Will, le père, dont le prénom est une version diminuée et inversée de celui de sa femme (Millie vs Will) est l’illustration de la « masculinité en crise » d’après-guerre1 explorée dans la plupart des films de Lupino (The Bigamist et The Hitch-hicker notamment). Ce père, aimant mais incapable de répondre aux besoins matériels et symboliques de sa femme est le personnage qui prend en charge les sentiments (exprimant les siens à sa femme et à sa fille, faisant surgir ceux de cette dernière). Mais au fur et à mesure de l’intrusion de Fletcher dans la vie de sa famille, il s’efface, en devenant de plus en plus faible physiquement (il tousse, semble devoir s’appuyer ou s’assoir, avant d’être alité à la fin du film), et en disparaissant par la mise en scène, relégué à l’arrière-plan, à l’état d’ombre, ou de présence lointaine, voire hors champ.

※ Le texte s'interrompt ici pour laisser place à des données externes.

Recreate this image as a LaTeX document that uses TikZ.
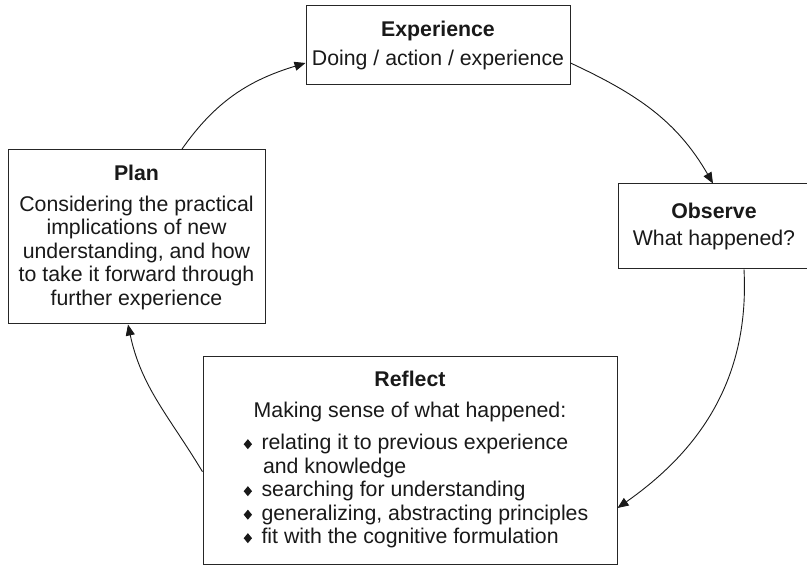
\documentclass[tikz,border=0pt]{standalone}
\usepackage{fontspec}
\setmainfont{Liberation Sans}
\usetikzlibrary{arrows.meta}
\newcommand{\dmd}{\raisebox{0.5pt}{\scalebox{1}[1.2]{\rotatebox{45}{\rule{5.9pt}{5.9pt}}}}}
\tikzset{
  box/.style={draw=black!85, line width=1pt, inner sep=0pt, align=center,
    font=\fontsize{21.3pt}{23.5pt}\selectfont, text=black!90},
  arr/.style={-{Triangle[length=11pt,width=9pt]}, line width=0.9pt, draw=black!90}
}
\begin{document}
\begin{tikzpicture}[x=1pt,y=1pt]
\path[use as bounding box, clip] (0,0) rectangle (807,565);
\fill[white] (0,0) rectangle (807,565);
\node[box, minimum width=264pt, minimum height=79pt] (exp) at (438,519.5)
  {\textbf{Experience}\\[6pt]Doing / action / experience};
\node[box, minimum width=257pt, minimum height=174pt] (plan) at (136.5,328)
  {\textbf{Plan}\\[7.5pt]Considering the practical\\implications of new\\understanding, and how\\to take it forward through\\further experience};
\node[box, minimum width=192pt, minimum height=85pt] (obs) at (714,338.5)
  {\textbf{Observe}\\[3pt]What happened?};
\node[box, minimum width=414pt, minimum height=207.5pt] (refl) at (410,104.25)
  {\textbf{Reflect}\\[8pt]Making sense of what happened:\\[8.5pt]
   \hspace*{12pt}\begin{tabular}[t]{@{}l@{\hspace{9.5pt}}l@{}}
   \dmd & relating it to previous experience\\
        & \hspace{1.5pt}and knowledge\\
   \dmd & searching for understanding\\
   \dmd & generalizing, abstracting principles\\
   \dmd & fit with the cognitive formulation
   \end{tabular}};
\draw[arr] ([xshift=45.2pt]plan.north) to[out=55,in=197] ([yshift=-17.5pt]exp.west);
\draw[arr] ([yshift=-17.5pt]exp.east) to[out=-25,in=120] ([xshift=-1pt]obs.north);
\draw[arr] ([xshift=30pt]obs.south) to[out=-87,in=35] ([yshift=-47.25pt]refl.east);
\draw[arr] ([yshift=-11pt]refl.west) to[out=121,in=-78] ([xshift=-8.5pt]plan.south);
\end{tikzpicture}
\end{document}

Millie quant à elle, incarne la mère prête à tout pour garantir à sa fille l’élévation sociale dont elle estime avoir été privée. Ce personnage féminin subit de plein fouet un backlash, ce mouvement de régression faisant suite à des avancées dans l’émancipation des femmes, décrit par Susan Faludi2. Peu soucieuse de préserver la famille nucléaire chère à l’Amérique d’après-guerre, Millie la fait exploser et la recompose de façon artificielle, avec un trio crapuleux (Fletcher, Millie et Florence, souvent cadrés ensemble), ou un duo mère-fille dont les relations se dégradent au fur et à mesure que Florence prend conscience de la manipulation de sa mère.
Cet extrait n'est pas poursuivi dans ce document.